Careers Design work began in 1938, after rumors of Japanese 46,000-ton battleships led the United States, Britain, and France to agree to invoke the Escalator Clause of the 1936 London Treaty, to raise the limit on displacement from 35,000 to 45,000 tons; in fact the Iowas as built exceeded the latter limit. The existence of three Kongos (the refit of the training ship Hiei was apparently unsuspected as late as 1940) set a lower limit of three Iowas, with a fourth as insurance against the unavailability of anyone of them, and similarly against requirements in the Atlantic. Indeed, in 1940 it was expected that battleship construction would soon revert to the more traditional heavy type, and the first studies of what would become the Montana were made under the designation 'BB65'. However, on 19 July 1940 Congress passed a very large emergency construction program, and the Secretary of the Navy decided that a large part of it would simply duplicate the latest classes already on order, as a means of saving time. Thus two more battleships, BB65 and BB66, were ordered as Iowas rather than as a new class.

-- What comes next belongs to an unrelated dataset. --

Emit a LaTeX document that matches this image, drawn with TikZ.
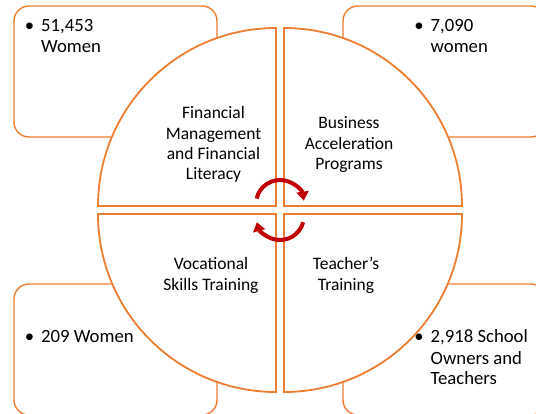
\documentclass[tikz,border=0pt]{standalone}
\usepackage{fontspec}
\setmainfont{Carlito}
\usetikzlibrary{arrows.meta}
\definecolor{accent}{HTML}{ED7D31}
\definecolor{cyclered}{HTML}{C00000}

\begin{document}
\begin{tikzpicture}[x=1pt,y=-1pt,
  infobox/.style={draw=accent, line width=1.4pt, fill=white, rounded corners=15pt,
    minimum width=203pt, minimum height=131pt, inner sep=0pt},
  quadrant/.style={draw=accent, line width=1.8pt, fill=white, line join=miter},
  hub/.style={font=\fontsize{17.5}{20.3}\selectfont, anchor=base, inner sep=0pt},
  fact/.style={font=\fontsize{18.7}{21}\selectfont, anchor=base west, inner sep=0pt},
  dot/.style={font=\fontsize{18.7}{21}\selectfont, anchor=base, inner sep=0pt},
  cyclearrow/.style={draw=cyclered, line width=4pt, -{Triangle[length=9pt,width=12pt]}}
]
\useasboundingbox (0,0) rectangle (536,414);
\clip (0,0) rectangle (536,414);

% outcome boxes behind the quadrants
\node[infobox] (boxtl) at (115.5,71.5) {};
\node[infobox] (boxtr) at (444.5,71.5) {};
\node[infobox] (boxbl) at (115.5,349.5) {};
\node[infobox] (boxbr) at (444.5,349.5) {};

% four quadrants of the circle
\draw[quadrant] (276,206) -- (98,206) arc[start angle=180, end angle=270, radius=178] -- cycle;
\draw[quadrant] (284,206) -- (284,28) arc[start angle=270, end angle=360, radius=178] -- cycle;
\draw[quadrant] (284,214) -- (462,214) arc[start angle=0, end angle=90, radius=178] -- cycle;
\draw[quadrant] (276,214) -- (276,392) arc[start angle=90, end angle=180, radius=178] -- cycle;

% quadrant labels
\node[hub] (fin) at (213.5,119) {\begin{tabular}[t]{@{}c@{}}Financial\\Management\\and Financial\\Literacy\end{tabular}};
\node[hub] (bus) at (349,129) {\begin{tabular}[t]{@{}c@{}}Business\\Acceleration\\Programs\end{tabular}};
\node[hub] (voc) at (211,270) {\begin{tabular}[t]{@{}c@{}}Vocational\\Skills Training\end{tabular}};
\node[hub] (tea) at (346,270) {\begin{tabular}[t]{@{}c@{}}Teacher’s\\Training\end{tabular}};

% bulleted figures
\node[dot] (dottl) at (29.5,32) {\textbullet};
\node[fact] (facttl) at (41,32) {\begin{tabular}[t]{@{}l@{}}51,453\\Women\end{tabular}};
\node[dot] (dottr) at (419,32) {\textbullet};
\node[fact] (facttr) at (430.5,32) {\begin{tabular}[t]{@{}l@{}}7,090\\women\end{tabular}};
\node[dot] (dotbl) at (29.5,343) {\textbullet};
\node[fact] (factbl) at (41,343) {209 Women};
\node[dot] (dotbr) at (419,343) {\textbullet};
\node[fact] (factbr) at (430.5,343) {\begin{tabular}[t]{@{}l@{}}2,918 School\\Owners and\\Teachers\end{tabular}};

% circular arrows in the middle
\coordinate (hub) at (280,210);
\draw[cyclearrow] (hub) ++(0,-6) ++(193:24) arc[start angle=193, end angle=352, radius=24];
\draw[cyclearrow] (hub) ++(0,6) ++(15:24) arc[start angle=15, end angle=165, radius=24];
\end{tikzpicture}
\end{document}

Only four out of the six ships were ever completed, and they served in the Fast Carrier Task Force in the latter part of the war. Iowa was built with an enlarged conning tower; to balance its topweight, she was never fitted with a quadruple Bofor guns on No. 2 turret. Ironically, although she was thus designed as a Force Flagship, in fact her sisters also proved quite suitable for that role, New Jersey serving as Fifth Fleet flagship in 1945. Iowa's 20mm and 40mm outfit differed from her sister's: she carried 60 of each. Wartime modifications included some extensions to the bridgework and major additions of light anti-aircraft weapons; surely an unexpected dividend of the great length adopted for high speed was the ease with which light weapons could be added without interfering with the arcs of fire of l6 inch and 5 inch guns. In 1945, Iowa had l9 and her sisters 20 quadruple 40mm mounts. Their 20mm batteries varied: Iowa had 52 single mounts, New Jersey 41 single and 8 twin, Missouri 49 single, and Wisconsin 47 single and 2 twin. The extra mounts in Iowa were atop No 2 turret in place of the 40mm.